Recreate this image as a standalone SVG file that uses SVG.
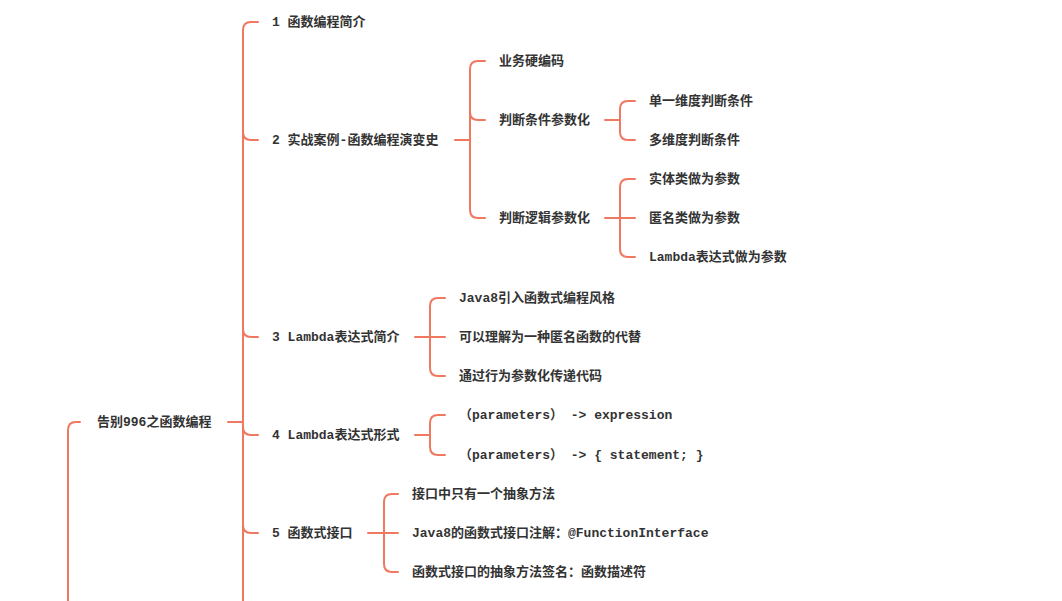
<svg xmlns="http://www.w3.org/2000/svg" width="1062" height="601" viewBox="0 0 1062 601">
<style>
text{font-family:"Liberation Mono","Noto Sans CJK SC",monospace;font-size:13px;font-weight:bold;fill:#333;dominant-baseline:central}
.c path{fill:none;stroke:#f07860;stroke-width:2;stroke-linecap:round}
</style>
<rect width="1062" height="601" fill="#fff"/>
<g class="c">
<path d="M80 422 H76 Q68 422 68 430 V610"/>
<path d="M228 422 H243"/>
<path d="M258 22 H251 Q243 22 243 30 V610"/>
<path d="M243 132 Q243 140 251 140 H258"/>
<path d="M243 329 Q243 337 251 337 H258"/>
<path d="M243 427 Q243 435 251 435 H258"/>
<path d="M243 525 Q243 533 251 533 H258"/>
<path d="M455 140 H470"/>
<path d="M485 61 H478 Q470 61 470 69 V210 Q470 218 478 218 H485"/>
<path d="M470 112 Q470 120 478 120 H485"/>
<path d="M605 120 H620"/>
<path d="M635 101 H628 Q620 101 620 109 V132 Q620 140 628 140 H635"/>
<path d="M605 218 H620"/>
<path d="M635 179 H628 Q620 179 620 187 V249 Q620 257 628 257 H635"/>
<path d="M620 218 H635"/>
<path d="M415 337 H430"/>
<path d="M445 298 H438 Q430 298 430 306 V368 Q430 376 438 376 H445"/>
<path d="M430 337 H445"/>
<path d="M415 435 H430"/>
<path d="M445 415 H438 Q430 415 430 423 V447 Q430 455 438 455 H445"/>
<path d="M368 533 H384"/>
<path d="M398 494 H392 Q384 494 384 502 V564 Q384 572 392 572 H398"/>
<path d="M384 533 H398"/>
</g>
<g id="root"><text x="97" y="422">告别996之函数编程</text></g>
<g id="n1"><text x="272" y="22">1 函数编程简介</text></g>
<g id="n2"><text x="272" y="140">2 实战案例-函数编程演变史</text></g>
<g id="n21"><text x="499" y="61">业务硬编码</text></g>
<g id="n22"><text x="499" y="120">判断条件参数化</text></g>
<g id="n221"><text x="649" y="101">单一维度判断条件</text></g>
<g id="n222"><text x="649" y="140">多维度判断条件</text></g>
<g id="n23"><text x="499" y="218">判断逻辑参数化</text></g>
<g id="n231"><text x="649" y="179">实体类做为参数</text></g>
<g id="n232"><text x="649" y="218">匿名类做为参数</text></g>
<g id="n233"><text x="649" y="257">Lambda表达式做为参数</text></g>
<g id="n3"><text x="272" y="337">3 Lambda表达式简介</text></g>
<g id="n31"><text x="459" y="298">Java8引入函数式编程风格</text></g>
<g id="n32"><text x="459" y="337">可以理解为一种匿名函数的代替</text></g>
<g id="n33"><text x="459" y="376">通过行为参数化传递代码</text></g>
<g id="n4"><text x="272" y="435">4 Lambda表达式形式</text></g>
<g id="n41"><text x="459" y="415">（parameters） -&gt; expression</text></g>
<g id="n42"><text x="459" y="455">（parameters） -&gt; { statement; }</text></g>
<g id="n5"><text x="272" y="533">5 函数式接口</text></g>
<g id="n51"><text x="412" y="494">接口中只有一个抽象方法</text></g>
<g id="n52"><text x="412" y="533">Java8的函数式接口注解：@FunctionInterface</text></g>
<g id="n53"><text x="412" y="572">函数式接口的抽象方法签名：函数描述符</text></g>
</svg>
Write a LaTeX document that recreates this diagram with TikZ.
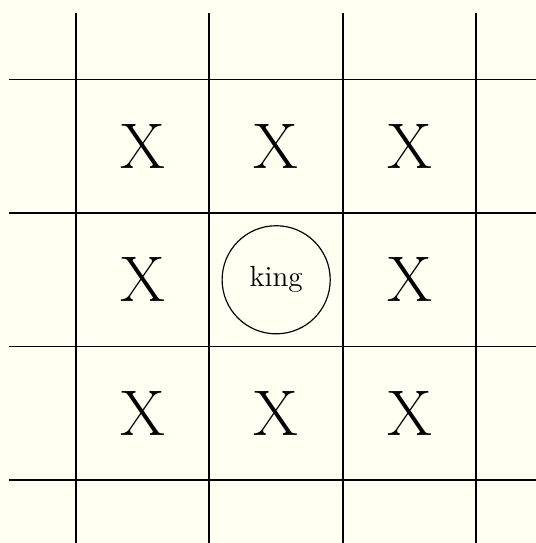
\documentclass[tikz,border=0pt]{standalone}
\usepackage{xcolor}
\definecolor{boardbg}{HTML}{FFFFF2}

\begin{document}
\begin{tikzpicture}[
  x=2cm,y=2cm,
  gridline/.style={draw,line width=0.8pt},
  reach/.style={font=\fontsize{27.5}{30}\selectfont,inner sep=0pt},
  king/.style={draw,circle,line width=0.5pt,minimum size=1.62cm,inner sep=0pt,font=\fontsize{12.4}{14}\selectfont}]

% Background and frame of the picture.
\fill[boardbg] (-0.569,-0.472) rectangle (3.446,3.596);
\useasboundingbox (-0.569,-0.472) rectangle (3.446,3.596);

% Vertical lines.
\draw[gridline] (0,-0.5) -- (0,3.5);
\draw[gridline] (1,-0.5) -- (1,3.5);
\draw[gridline] (2,-0.5) -- (2,3.5);
\draw[gridline] (3,-0.5) -- (3,3.5);

% Horizontal lines.
\draw[gridline] (-0.5,0) -- (3.5,0);
\draw[gridline] (-0.5,1) -- (3.5,1);
\draw[gridline] (-0.5,2) -- (3.5,2);
\draw[gridline] (-0.5,3) -- (3.5,3);

% The king and the squares it can reach.
\node[king] (k) at (1.5,1.5) {king};
\node[reach] (nw) at (0.5,2.5) {X};
\node[reach] (n)  at (1.5,2.5) {X};
\node[reach] (ne) at (2.5,2.5) {X};
\node[reach] (w)  at (0.5,1.5) {X};
\node[reach] (e)  at (2.5,1.5) {X};
\node[reach] (sw) at (0.5,0.5) {X};
\node[reach] (s)  at (1.5,0.5) {X};
\node[reach] (se) at (2.5,0.5) {X};
\end{tikzpicture}
\end{document}
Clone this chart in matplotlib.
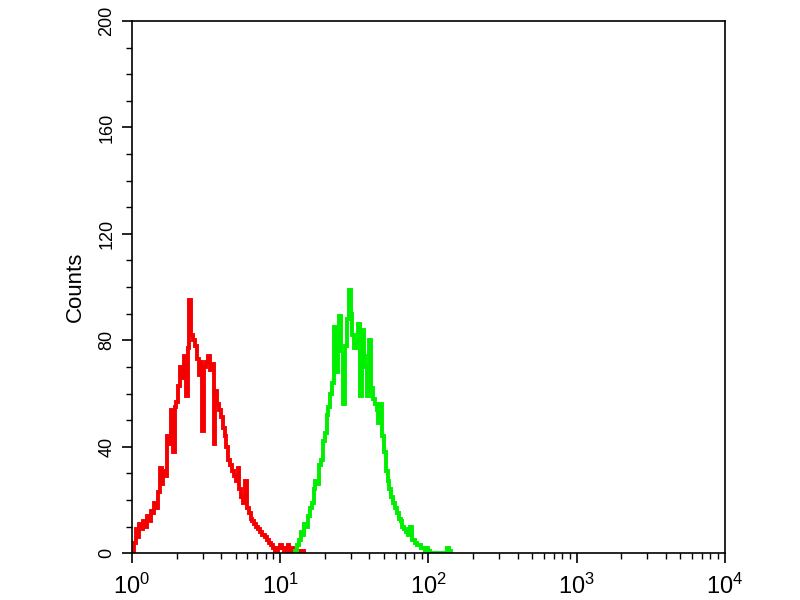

§ PROBLEM DESCRIPTION: Write out all the entries exactly, except for the pictures.

§ FINAL RESULT:
Recreate this image as a standalone SVG file that uses SVG.
<svg xmlns="http://www.w3.org/2000/svg" width="1062" height="601" viewBox="0 0 1062 601">
<style>
text{font-family:"Liberation Mono","Noto Sans CJK SC",monospace;font-size:13px;font-weight:bold;fill:#333;dominant-baseline:central}
.c path{fill:none;stroke:#f07860;stroke-width:2;stroke-linecap:round}
</style>
<rect width="1062" height="601" fill="#fff"/>
<g class="c">
<path d="M80 422 H76 Q68 422 68 430 V610"/>
<path d="M228 422 H243"/>
<path d="M258 22 H251 Q243 22 243 30 V610"/>
<path d="M243 132 Q243 140 251 140 H258"/>
<path d="M243 329 Q243 337 251 337 H258"/>
<path d="M243 427 Q243 435 251 435 H258"/>
<path d="M243 525 Q243 533 251 533 H258"/>
<path d="M455 140 H470"/>
<path d="M485 61 H478 Q470 61 470 69 V210 Q470 218 478 218 H485"/>
<path d="M470 112 Q470 120 478 120 H485"/>
<path d="M605 120 H620"/>
<path d="M635 101 H628 Q620 101 620 109 V132 Q620 140 628 140 H635"/>
<path d="M605 218 H620"/>
<path d="M635 179 H628 Q620 179 620 187 V249 Q620 257 628 257 H635"/>
<path d="M620 218 H635"/>
<path d="M415 337 H430"/>
<path d="M445 298 H438 Q430 298 430 306 V368 Q430 376 438 376 H445"/>
<path d="M430 337 H445"/>
<path d="M415 435 H430"/>
<path d="M445 415 H438 Q430 415 430 423 V447 Q430 455 438 455 H445"/>
<path d="M368 533 H384"/>
<path d="M398 494 H392 Q384 494 384 502 V564 Q384 572 392 572 H398"/>
<path d="M384 533 H398"/>
</g>
<g id="root"><text x="97" y="422">告别996之函数编程</text></g>
<g id="n1"><text x="272" y="22">1 函数编程简介</text></g>
<g id="n2"><text x="272" y="140">2 实战案例-函数编程演变史</text></g>
<g id="n21"><text x="499" y="61">业务硬编码</text></g>
<g id="n22"><text x="499" y="120">判断条件参数化</text></g>
<g id="n221"><text x="649" y="101">单一维度判断条件</text></g>
<g id="n222"><text x="649" y="140">多维度判断条件</text></g>
<g id="n23"><text x="499" y="218">判断逻辑参数化</text></g>
<g id="n231"><text x="649" y="179">实体类做为参数</text></g>
<g id="n232"><text x="649" y="218">匿名类做为参数</text></g>
<g id="n233"><text x="649" y="257">Lambda表达式做为参数</text></g>
<g id="n3"><text x="272" y="337">3 Lambda表达式简介</text></g>
<g id="n31"><text x="459" y="298">Java8引入函数式编程风格</text></g>
<g id="n32"><text x="459" y="337">可以理解为一种匿名函数的代替</text></g>
<g id="n33"><text x="459" y="376">通过行为参数化传递代码</text></g>
<g id="n4"><text x="272" y="435">4 Lambda表达式形式</text></g>
<g id="n41"><text x="459" y="415">（parameters） -&gt; expression</text></g>
<g id="n42"><text x="459" y="455">（parameters） -&gt; { statement; }</text></g>
<g id="n5"><text x="272" y="533">5 函数式接口</text></g>
<g id="n51"><text x="412" y="494">接口中只有一个抽象方法</text></g>
<g id="n52"><text x="412" y="533">Java8的函数式接口注解：@FunctionInterface</text></g>
<g id="n53"><text x="412" y="572">函数式接口的抽象方法签名：函数描述符</text></g>
</svg>
Write a LaTeX document that recreates this diagram with TikZ.
\documentclass[tikz,border=0pt]{standalone}
\usepackage{xcolor}
\definecolor{boardbg}{HTML}{FFFFF2}

\begin{document}
\begin{tikzpicture}[
  x=2cm,y=2cm,
  gridline/.style={draw,line width=0.8pt},
  reach/.style={font=\fontsize{27.5}{30}\selectfont,inner sep=0pt},
  king/.style={draw,circle,line width=0.5pt,minimum size=1.62cm,inner sep=0pt,font=\fontsize{12.4}{14}\selectfont}]

% Background and frame of the picture.
\fill[boardbg] (-0.569,-0.472) rectangle (3.446,3.596);
\useasboundingbox (-0.569,-0.472) rectangle (3.446,3.596);

% Vertical lines.
\draw[gridline] (0,-0.5) -- (0,3.5);
\draw[gridline] (1,-0.5) -- (1,3.5);
\draw[gridline] (2,-0.5) -- (2,3.5);
\draw[gridline] (3,-0.5) -- (3,3.5);

% Horizontal lines.
\draw[gridline] (-0.5,0) -- (3.5,0);
\draw[gridline] (-0.5,1) -- (3.5,1);
\draw[gridline] (-0.5,2) -- (3.5,2);
\draw[gridline] (-0.5,3) -- (3.5,3);

% The king and the squares it can reach.
\node[king] (k) at (1.5,1.5) {king};
\node[reach] (nw) at (0.5,2.5) {X};
\node[reach] (n)  at (1.5,2.5) {X};
\node[reach] (ne) at (2.5,2.5) {X};
\node[reach] (w)  at (0.5,1.5) {X};
\node[reach] (e)  at (2.5,1.5) {X};
\node[reach] (sw) at (0.5,0.5) {X};
\node[reach] (s)  at (1.5,0.5) {X};
\node[reach] (se) at (2.5,0.5) {X};
\end{tikzpicture}
\end{document}
Clone this chart in matplotlib.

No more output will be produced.